D. Sanche D'arragon, comedie heroique.—Imprimé à Roüen et se vend à Paris, chez Augustin Courbé au Palais.... M.DC.L.

Le volume, de format in-4o, se compose de 8 feuillets et de 116 pages. Courbé a fait paraître en outre une petite édition in-8o dans le courant de la même année. Nous n'avons pas à nous préoccuper de la dénomination de comédie héroïque, que nous rencontrons pour la première fois, car Corneille, dans sa dédicace [687] à M. de Zuylichem, dont nous avons déjà vu le nom en tête du Menteur [688], explique tout au long les motifs qui la lui ont fait choisir. La particularité la plus remarquable que nous offrent les préliminaires de Don Sanche, c'est la présence d'un Argument.
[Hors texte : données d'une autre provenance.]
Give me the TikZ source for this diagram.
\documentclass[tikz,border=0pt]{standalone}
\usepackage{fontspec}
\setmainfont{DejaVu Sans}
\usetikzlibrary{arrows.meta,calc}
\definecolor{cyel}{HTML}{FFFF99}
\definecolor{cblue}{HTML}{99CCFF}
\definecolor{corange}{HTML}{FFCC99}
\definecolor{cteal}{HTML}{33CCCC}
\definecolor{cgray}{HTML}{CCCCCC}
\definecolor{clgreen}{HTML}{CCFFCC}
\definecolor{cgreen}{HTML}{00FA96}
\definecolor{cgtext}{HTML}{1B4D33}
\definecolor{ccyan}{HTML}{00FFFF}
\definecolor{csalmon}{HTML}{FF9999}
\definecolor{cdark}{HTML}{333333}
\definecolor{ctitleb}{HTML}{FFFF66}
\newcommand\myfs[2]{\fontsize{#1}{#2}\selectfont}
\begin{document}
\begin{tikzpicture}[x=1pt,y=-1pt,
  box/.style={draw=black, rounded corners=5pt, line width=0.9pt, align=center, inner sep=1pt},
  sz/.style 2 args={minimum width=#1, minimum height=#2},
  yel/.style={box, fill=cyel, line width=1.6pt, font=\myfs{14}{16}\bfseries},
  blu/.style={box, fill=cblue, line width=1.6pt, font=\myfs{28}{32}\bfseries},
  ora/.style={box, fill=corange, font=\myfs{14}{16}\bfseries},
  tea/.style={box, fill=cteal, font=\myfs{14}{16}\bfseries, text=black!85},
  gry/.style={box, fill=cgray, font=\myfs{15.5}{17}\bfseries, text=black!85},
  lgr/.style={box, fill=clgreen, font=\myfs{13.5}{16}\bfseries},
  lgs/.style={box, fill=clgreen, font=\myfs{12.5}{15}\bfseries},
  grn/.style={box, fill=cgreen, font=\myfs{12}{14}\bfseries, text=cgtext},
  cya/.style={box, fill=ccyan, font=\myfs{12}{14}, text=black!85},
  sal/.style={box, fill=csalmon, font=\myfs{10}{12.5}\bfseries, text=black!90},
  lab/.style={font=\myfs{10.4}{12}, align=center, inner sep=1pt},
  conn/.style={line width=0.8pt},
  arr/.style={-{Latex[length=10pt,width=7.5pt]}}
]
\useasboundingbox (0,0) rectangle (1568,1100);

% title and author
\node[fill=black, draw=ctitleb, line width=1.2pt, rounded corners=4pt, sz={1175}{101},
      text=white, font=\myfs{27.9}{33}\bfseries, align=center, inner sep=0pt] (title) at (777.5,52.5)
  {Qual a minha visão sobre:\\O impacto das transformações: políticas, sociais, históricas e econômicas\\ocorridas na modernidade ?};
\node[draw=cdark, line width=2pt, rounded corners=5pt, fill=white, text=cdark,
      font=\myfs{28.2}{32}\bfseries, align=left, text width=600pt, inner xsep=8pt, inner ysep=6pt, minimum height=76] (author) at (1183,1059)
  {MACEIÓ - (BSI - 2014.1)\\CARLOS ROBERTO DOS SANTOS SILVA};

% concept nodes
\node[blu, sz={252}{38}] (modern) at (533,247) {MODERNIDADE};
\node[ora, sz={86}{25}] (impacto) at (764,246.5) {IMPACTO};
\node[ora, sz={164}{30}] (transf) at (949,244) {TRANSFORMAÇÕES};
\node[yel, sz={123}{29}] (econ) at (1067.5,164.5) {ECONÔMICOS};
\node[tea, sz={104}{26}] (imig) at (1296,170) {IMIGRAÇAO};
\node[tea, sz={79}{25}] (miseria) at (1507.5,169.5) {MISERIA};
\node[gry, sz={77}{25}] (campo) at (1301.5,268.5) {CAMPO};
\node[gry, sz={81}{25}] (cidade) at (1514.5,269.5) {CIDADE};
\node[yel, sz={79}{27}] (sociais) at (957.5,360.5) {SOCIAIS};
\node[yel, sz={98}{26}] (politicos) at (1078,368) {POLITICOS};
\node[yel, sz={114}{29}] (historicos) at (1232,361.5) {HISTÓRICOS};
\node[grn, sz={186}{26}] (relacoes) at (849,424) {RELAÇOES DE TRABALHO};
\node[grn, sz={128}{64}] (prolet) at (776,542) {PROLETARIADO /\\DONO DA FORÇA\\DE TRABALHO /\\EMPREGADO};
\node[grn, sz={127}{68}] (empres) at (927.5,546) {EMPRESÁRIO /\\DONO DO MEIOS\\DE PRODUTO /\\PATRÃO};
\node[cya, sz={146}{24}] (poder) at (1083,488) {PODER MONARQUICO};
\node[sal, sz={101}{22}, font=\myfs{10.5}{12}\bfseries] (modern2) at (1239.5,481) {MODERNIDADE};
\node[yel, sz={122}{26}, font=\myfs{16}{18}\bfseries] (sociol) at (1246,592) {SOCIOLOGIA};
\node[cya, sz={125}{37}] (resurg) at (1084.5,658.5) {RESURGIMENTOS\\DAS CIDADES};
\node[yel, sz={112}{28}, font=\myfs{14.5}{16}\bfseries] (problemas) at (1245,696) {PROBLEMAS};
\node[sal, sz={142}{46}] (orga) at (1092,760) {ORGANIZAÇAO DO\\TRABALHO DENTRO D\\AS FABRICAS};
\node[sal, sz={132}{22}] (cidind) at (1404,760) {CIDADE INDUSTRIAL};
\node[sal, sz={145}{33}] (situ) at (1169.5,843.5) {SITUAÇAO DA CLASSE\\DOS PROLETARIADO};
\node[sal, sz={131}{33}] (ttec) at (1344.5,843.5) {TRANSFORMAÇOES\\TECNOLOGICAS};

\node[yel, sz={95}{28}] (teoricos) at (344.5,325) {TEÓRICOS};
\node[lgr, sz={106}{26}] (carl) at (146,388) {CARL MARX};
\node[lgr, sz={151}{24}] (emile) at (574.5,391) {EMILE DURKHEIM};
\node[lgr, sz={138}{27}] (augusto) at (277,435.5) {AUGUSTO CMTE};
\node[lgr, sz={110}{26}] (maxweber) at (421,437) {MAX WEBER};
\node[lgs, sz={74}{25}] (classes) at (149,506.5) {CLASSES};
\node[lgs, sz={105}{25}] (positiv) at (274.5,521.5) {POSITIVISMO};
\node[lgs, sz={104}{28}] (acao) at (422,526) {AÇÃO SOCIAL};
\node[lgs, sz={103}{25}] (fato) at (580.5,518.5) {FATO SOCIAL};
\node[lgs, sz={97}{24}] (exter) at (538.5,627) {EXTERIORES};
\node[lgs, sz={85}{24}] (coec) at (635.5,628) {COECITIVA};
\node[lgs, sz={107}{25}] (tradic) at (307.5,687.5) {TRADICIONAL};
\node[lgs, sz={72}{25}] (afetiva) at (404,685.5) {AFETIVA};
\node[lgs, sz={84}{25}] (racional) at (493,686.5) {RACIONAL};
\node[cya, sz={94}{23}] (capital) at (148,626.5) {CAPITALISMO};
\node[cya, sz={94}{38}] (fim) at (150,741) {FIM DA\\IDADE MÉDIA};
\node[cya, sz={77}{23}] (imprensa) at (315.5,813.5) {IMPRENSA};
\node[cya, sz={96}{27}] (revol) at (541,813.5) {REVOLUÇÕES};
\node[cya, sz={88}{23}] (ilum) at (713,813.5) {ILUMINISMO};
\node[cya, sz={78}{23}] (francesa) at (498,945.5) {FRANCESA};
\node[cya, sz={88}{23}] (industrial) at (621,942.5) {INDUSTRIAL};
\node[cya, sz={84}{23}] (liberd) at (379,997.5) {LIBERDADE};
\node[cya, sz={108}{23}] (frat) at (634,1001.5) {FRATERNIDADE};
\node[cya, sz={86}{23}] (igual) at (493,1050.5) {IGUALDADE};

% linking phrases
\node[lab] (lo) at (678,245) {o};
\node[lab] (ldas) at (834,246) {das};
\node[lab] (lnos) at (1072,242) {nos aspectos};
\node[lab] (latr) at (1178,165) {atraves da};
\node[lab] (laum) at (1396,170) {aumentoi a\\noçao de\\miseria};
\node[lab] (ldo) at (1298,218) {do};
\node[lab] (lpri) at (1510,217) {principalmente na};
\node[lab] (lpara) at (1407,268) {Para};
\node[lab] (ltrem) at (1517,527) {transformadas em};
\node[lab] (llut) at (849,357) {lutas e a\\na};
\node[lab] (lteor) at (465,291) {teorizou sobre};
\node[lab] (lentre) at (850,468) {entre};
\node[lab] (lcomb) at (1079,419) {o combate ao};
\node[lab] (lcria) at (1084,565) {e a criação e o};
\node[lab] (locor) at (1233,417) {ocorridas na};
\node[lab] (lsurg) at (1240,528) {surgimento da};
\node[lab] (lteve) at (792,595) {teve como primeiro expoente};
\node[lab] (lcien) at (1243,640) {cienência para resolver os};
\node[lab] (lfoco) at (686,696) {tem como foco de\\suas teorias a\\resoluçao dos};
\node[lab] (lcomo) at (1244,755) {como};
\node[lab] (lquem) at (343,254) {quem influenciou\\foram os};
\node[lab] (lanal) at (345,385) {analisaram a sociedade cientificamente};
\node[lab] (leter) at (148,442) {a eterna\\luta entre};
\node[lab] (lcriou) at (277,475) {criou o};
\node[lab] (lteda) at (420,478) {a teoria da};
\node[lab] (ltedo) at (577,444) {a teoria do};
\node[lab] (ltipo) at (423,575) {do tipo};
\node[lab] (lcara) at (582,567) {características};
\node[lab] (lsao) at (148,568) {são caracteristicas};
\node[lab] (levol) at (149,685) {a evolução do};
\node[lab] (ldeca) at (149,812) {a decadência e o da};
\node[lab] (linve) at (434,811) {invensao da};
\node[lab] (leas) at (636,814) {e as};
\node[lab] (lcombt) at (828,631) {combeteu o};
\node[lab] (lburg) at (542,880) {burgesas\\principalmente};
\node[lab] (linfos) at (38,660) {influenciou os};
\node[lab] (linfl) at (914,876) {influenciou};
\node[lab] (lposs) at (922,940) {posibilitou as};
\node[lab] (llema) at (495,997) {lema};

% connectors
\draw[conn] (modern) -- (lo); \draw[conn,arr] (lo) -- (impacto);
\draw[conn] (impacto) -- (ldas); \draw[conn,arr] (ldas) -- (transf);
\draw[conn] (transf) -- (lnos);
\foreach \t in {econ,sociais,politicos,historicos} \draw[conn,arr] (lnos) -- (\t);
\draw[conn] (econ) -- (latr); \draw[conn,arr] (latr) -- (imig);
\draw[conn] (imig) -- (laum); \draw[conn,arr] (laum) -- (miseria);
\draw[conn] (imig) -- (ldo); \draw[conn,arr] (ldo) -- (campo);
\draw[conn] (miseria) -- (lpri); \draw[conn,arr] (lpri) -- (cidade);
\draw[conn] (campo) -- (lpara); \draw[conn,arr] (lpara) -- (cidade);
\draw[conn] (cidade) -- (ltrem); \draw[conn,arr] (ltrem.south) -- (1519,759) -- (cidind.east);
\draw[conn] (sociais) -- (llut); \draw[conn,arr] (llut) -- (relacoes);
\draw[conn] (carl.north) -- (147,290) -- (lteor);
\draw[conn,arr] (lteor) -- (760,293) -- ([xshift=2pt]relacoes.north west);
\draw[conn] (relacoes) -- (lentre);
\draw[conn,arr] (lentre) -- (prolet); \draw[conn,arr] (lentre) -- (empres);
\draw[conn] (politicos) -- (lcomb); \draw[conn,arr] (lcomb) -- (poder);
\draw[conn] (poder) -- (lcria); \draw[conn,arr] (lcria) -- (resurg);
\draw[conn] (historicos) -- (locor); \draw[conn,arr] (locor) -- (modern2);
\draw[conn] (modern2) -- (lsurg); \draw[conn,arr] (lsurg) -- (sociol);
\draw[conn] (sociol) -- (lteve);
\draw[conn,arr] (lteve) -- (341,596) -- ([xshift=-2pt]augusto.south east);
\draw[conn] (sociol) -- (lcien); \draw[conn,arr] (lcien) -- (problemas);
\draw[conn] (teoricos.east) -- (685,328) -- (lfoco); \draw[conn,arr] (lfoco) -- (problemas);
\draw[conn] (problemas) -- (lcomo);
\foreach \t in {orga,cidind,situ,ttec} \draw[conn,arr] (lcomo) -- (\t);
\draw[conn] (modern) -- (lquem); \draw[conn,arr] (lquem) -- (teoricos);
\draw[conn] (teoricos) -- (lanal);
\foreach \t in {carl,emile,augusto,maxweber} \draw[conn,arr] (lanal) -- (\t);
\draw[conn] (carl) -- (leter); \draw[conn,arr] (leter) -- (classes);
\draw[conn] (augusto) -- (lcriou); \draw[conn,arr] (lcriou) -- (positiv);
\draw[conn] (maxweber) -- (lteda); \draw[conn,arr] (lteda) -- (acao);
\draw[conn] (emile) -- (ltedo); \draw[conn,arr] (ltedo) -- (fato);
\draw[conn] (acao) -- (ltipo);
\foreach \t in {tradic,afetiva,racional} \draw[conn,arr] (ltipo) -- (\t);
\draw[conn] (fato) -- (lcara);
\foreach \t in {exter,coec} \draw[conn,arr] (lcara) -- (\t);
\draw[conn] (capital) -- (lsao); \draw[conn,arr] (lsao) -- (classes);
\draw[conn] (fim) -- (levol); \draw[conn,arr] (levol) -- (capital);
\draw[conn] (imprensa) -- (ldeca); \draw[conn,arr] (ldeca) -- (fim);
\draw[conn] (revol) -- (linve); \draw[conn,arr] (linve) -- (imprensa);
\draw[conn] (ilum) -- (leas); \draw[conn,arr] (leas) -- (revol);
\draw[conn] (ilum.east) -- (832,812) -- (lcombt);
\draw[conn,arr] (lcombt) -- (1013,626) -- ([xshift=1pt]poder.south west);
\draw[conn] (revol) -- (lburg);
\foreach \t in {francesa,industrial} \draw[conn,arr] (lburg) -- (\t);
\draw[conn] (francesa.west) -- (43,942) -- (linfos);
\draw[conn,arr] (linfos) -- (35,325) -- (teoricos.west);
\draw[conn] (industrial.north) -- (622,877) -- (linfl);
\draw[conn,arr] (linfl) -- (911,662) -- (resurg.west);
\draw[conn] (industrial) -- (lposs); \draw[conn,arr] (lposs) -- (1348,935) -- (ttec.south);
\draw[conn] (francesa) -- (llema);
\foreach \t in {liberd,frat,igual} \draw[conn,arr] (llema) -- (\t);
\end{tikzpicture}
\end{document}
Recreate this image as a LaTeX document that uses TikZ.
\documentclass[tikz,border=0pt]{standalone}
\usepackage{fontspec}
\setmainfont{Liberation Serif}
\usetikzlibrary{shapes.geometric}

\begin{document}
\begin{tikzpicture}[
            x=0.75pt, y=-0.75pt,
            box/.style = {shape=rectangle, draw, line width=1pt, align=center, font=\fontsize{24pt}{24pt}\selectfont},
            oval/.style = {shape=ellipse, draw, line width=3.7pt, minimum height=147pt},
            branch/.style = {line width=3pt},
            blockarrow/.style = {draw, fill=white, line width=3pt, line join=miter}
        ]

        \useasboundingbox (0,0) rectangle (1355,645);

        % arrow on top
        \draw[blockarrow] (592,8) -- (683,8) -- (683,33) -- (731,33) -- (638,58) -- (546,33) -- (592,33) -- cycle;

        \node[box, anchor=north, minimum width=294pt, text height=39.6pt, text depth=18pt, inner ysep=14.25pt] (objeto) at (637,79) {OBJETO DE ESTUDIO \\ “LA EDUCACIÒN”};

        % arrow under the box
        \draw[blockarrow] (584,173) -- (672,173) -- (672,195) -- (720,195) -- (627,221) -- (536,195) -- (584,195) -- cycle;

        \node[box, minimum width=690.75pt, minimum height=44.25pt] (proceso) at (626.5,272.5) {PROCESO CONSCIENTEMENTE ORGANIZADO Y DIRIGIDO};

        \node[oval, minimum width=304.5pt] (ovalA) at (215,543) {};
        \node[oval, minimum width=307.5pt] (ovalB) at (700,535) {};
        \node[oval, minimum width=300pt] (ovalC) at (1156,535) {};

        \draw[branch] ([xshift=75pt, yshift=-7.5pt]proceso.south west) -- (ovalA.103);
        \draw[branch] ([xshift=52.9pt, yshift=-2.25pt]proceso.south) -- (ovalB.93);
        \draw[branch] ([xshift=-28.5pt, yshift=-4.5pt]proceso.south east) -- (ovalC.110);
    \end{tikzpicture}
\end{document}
Nous n'en avons trouvé dans le théâtre de Corneille, depuis Mélite, Clitandre et la Veuve, ses trois premières comédies, qu'en tête d'Andromède, qui est une pièce à machines. Ce n'est point ici d'ailleurs un retour à une ancienne habitude, car après Don Sanche nous n'en revoyons plus que pour la Conquête de la Toison d'or. Il y aurait donc lieu d'être quelque peu surpris de cette singularité, si une lettre que Corneille adresse le 28 mai 1650 à M. de Zuylichem, en même temps que son nouvel ouvrage, ne nous apprenait que ce seigneur avait réclamé le rétablissement des arguments en tête des pièces de théâtre. Cette lettre, qui sera publiée pour la première fois dans notre édition, renferme, à ce sujet, toute une curieuse dissertation de Corneille, à laquelle nous nous contentons ici de renvoyer.